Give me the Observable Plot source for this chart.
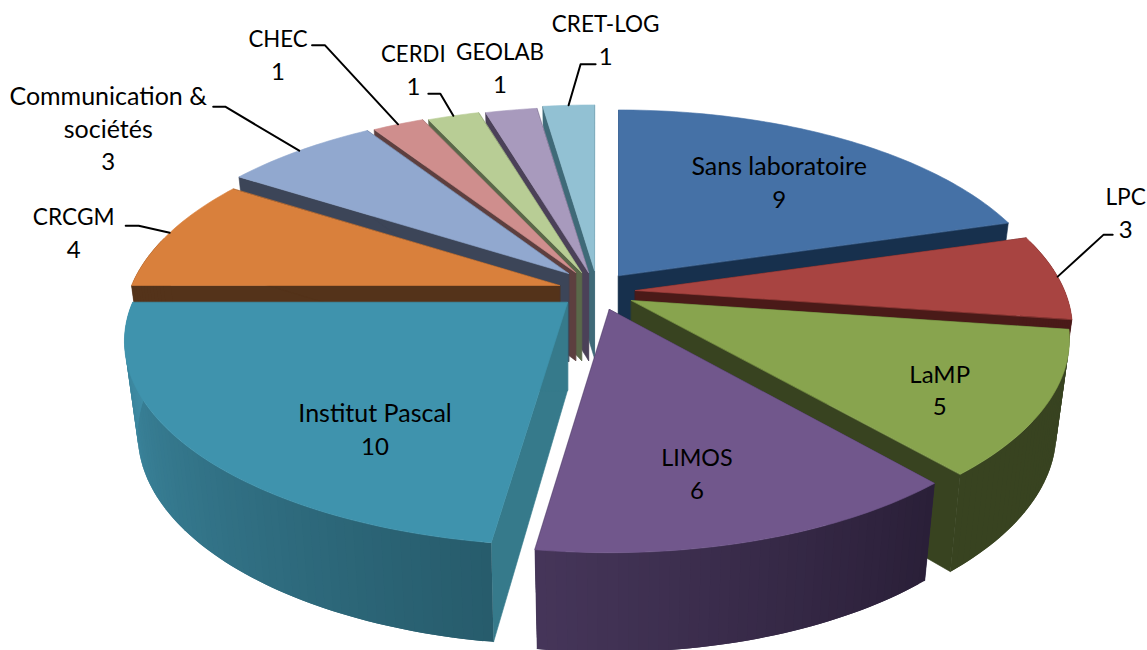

————

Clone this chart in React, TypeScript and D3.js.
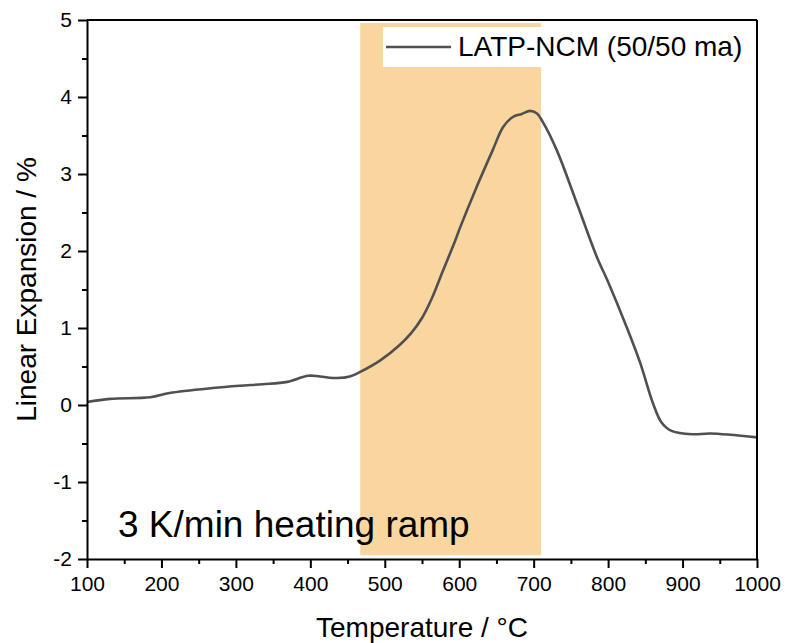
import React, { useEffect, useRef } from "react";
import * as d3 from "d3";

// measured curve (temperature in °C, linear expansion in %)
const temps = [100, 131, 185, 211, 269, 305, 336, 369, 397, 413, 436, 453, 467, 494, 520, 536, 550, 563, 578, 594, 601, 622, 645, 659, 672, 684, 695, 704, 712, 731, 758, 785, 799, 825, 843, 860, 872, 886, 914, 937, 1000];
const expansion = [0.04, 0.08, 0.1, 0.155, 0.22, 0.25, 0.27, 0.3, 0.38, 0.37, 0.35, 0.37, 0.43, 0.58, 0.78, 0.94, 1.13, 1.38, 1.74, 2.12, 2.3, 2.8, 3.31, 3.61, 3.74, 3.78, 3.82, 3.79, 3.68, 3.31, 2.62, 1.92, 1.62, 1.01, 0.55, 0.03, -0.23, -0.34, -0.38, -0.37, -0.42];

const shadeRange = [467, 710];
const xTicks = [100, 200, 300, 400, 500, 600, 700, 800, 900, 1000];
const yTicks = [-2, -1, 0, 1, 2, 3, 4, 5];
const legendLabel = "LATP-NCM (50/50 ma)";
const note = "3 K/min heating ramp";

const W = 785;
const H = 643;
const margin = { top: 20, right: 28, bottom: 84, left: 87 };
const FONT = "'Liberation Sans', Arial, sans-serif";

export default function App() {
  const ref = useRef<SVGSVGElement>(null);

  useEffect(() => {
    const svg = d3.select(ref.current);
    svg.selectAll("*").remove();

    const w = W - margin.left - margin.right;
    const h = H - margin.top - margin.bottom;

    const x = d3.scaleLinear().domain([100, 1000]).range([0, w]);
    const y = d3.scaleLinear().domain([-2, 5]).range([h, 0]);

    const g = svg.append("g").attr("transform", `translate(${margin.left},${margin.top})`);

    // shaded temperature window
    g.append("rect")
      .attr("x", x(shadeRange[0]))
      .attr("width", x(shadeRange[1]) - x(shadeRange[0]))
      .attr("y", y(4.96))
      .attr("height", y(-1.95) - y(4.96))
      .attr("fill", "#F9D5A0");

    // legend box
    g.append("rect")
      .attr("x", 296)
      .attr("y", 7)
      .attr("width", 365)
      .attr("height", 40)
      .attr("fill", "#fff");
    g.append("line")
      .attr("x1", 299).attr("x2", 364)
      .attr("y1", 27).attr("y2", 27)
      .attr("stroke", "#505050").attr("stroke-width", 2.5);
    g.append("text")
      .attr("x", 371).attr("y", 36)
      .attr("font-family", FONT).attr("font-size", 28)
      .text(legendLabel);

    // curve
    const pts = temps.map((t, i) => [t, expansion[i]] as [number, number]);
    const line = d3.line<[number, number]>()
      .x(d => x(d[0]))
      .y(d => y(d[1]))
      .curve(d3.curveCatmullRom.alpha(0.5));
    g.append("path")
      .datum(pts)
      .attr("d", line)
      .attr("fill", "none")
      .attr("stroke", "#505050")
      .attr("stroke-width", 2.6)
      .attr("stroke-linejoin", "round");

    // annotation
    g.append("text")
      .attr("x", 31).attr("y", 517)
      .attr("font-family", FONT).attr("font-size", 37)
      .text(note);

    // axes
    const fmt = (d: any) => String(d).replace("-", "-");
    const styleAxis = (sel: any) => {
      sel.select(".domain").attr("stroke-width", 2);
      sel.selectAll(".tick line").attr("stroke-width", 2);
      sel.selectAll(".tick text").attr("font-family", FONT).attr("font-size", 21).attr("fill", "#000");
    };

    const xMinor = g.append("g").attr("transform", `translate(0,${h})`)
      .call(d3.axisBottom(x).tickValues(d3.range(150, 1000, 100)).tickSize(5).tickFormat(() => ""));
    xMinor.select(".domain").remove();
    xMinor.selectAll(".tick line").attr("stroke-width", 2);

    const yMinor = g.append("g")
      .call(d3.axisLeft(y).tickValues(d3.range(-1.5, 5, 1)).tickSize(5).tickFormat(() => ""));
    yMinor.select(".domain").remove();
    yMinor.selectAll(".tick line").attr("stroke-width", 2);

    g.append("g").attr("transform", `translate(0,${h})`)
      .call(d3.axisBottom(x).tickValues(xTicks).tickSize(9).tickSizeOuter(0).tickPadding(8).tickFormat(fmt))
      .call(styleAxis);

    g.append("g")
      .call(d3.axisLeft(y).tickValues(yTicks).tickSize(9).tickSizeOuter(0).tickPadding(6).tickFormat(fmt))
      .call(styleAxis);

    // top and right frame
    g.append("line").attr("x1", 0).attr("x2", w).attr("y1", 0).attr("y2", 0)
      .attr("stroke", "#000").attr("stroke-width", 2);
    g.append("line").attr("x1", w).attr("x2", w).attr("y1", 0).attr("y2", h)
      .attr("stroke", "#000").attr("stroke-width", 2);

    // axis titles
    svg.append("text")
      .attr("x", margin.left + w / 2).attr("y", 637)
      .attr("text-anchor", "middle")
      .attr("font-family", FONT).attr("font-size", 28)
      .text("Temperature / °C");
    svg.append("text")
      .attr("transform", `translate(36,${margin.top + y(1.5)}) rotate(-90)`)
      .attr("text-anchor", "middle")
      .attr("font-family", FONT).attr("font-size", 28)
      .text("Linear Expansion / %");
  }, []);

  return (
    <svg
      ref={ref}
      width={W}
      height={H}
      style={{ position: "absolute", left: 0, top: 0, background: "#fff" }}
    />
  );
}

————

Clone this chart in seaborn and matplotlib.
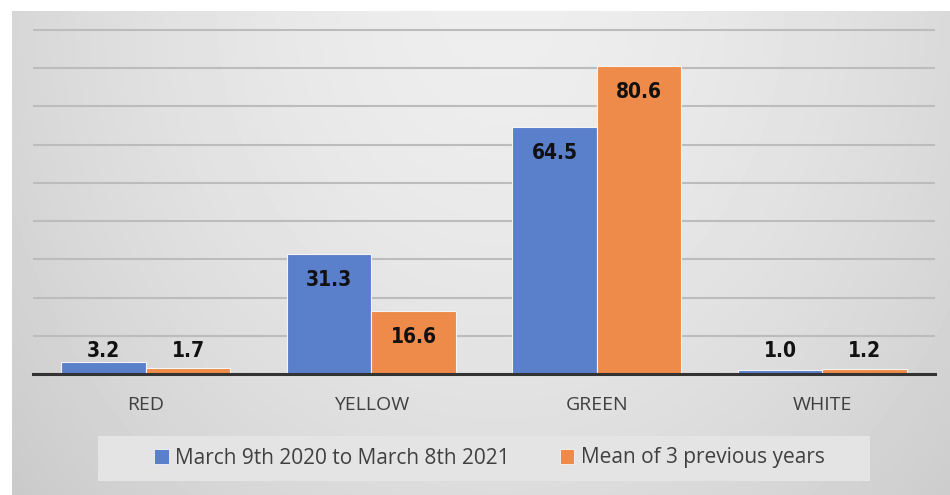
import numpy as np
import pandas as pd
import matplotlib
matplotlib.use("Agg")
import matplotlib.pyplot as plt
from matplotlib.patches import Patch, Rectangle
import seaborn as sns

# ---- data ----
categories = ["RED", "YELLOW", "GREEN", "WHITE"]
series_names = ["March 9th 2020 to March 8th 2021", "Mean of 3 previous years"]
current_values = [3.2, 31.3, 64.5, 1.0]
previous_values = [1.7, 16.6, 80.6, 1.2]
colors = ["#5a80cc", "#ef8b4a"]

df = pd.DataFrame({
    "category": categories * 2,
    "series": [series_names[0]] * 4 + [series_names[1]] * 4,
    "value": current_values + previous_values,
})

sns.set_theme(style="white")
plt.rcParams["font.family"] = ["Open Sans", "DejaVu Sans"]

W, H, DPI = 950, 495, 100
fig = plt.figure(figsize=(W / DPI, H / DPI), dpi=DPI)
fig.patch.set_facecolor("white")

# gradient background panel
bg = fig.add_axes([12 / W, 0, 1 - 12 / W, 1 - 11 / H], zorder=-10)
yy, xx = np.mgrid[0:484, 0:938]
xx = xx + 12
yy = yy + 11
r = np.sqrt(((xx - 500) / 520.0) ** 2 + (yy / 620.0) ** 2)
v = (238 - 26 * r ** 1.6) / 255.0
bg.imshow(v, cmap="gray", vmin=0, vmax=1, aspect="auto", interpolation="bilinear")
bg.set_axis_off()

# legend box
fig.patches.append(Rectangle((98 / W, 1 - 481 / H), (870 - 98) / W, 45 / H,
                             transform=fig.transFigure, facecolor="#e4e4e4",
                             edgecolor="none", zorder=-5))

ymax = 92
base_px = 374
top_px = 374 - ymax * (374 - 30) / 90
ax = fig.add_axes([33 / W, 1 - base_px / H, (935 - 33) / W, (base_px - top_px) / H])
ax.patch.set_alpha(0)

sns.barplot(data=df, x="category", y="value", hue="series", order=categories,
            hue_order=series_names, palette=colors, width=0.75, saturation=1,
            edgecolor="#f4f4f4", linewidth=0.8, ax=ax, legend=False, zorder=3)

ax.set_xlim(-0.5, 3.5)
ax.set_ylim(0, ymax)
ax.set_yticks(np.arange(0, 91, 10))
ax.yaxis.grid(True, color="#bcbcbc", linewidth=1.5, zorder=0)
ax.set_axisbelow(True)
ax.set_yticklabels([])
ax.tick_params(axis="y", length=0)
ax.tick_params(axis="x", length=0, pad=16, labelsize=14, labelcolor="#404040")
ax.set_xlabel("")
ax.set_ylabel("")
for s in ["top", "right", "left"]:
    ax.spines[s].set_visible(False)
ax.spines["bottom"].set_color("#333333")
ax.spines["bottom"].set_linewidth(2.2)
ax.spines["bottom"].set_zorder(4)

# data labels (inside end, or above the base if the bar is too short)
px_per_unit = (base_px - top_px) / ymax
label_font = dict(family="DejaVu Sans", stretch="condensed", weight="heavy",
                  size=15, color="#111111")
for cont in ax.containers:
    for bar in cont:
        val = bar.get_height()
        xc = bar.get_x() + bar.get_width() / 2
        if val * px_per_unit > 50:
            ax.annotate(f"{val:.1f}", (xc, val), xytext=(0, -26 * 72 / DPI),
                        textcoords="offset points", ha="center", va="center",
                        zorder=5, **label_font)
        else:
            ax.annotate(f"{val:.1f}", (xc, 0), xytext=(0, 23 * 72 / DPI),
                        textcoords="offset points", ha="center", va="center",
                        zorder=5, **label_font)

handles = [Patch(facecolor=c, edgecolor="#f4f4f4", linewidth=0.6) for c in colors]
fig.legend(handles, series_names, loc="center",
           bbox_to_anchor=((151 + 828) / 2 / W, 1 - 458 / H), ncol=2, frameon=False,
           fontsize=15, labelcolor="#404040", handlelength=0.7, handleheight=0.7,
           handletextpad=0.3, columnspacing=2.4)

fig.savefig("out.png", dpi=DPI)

————

§ **Goal**:
Your task is to quote, unchanged, only the lines from the line bearing "Clone this chart in React, TypeScript" through the line bearing "import * as"; the pictures are not part of the copy.

§ **Response to the task**:
Clone this chart in React, TypeScript and D3.js.
import React, { useEffect, useRef } from "react";
import * as d3 from "d3";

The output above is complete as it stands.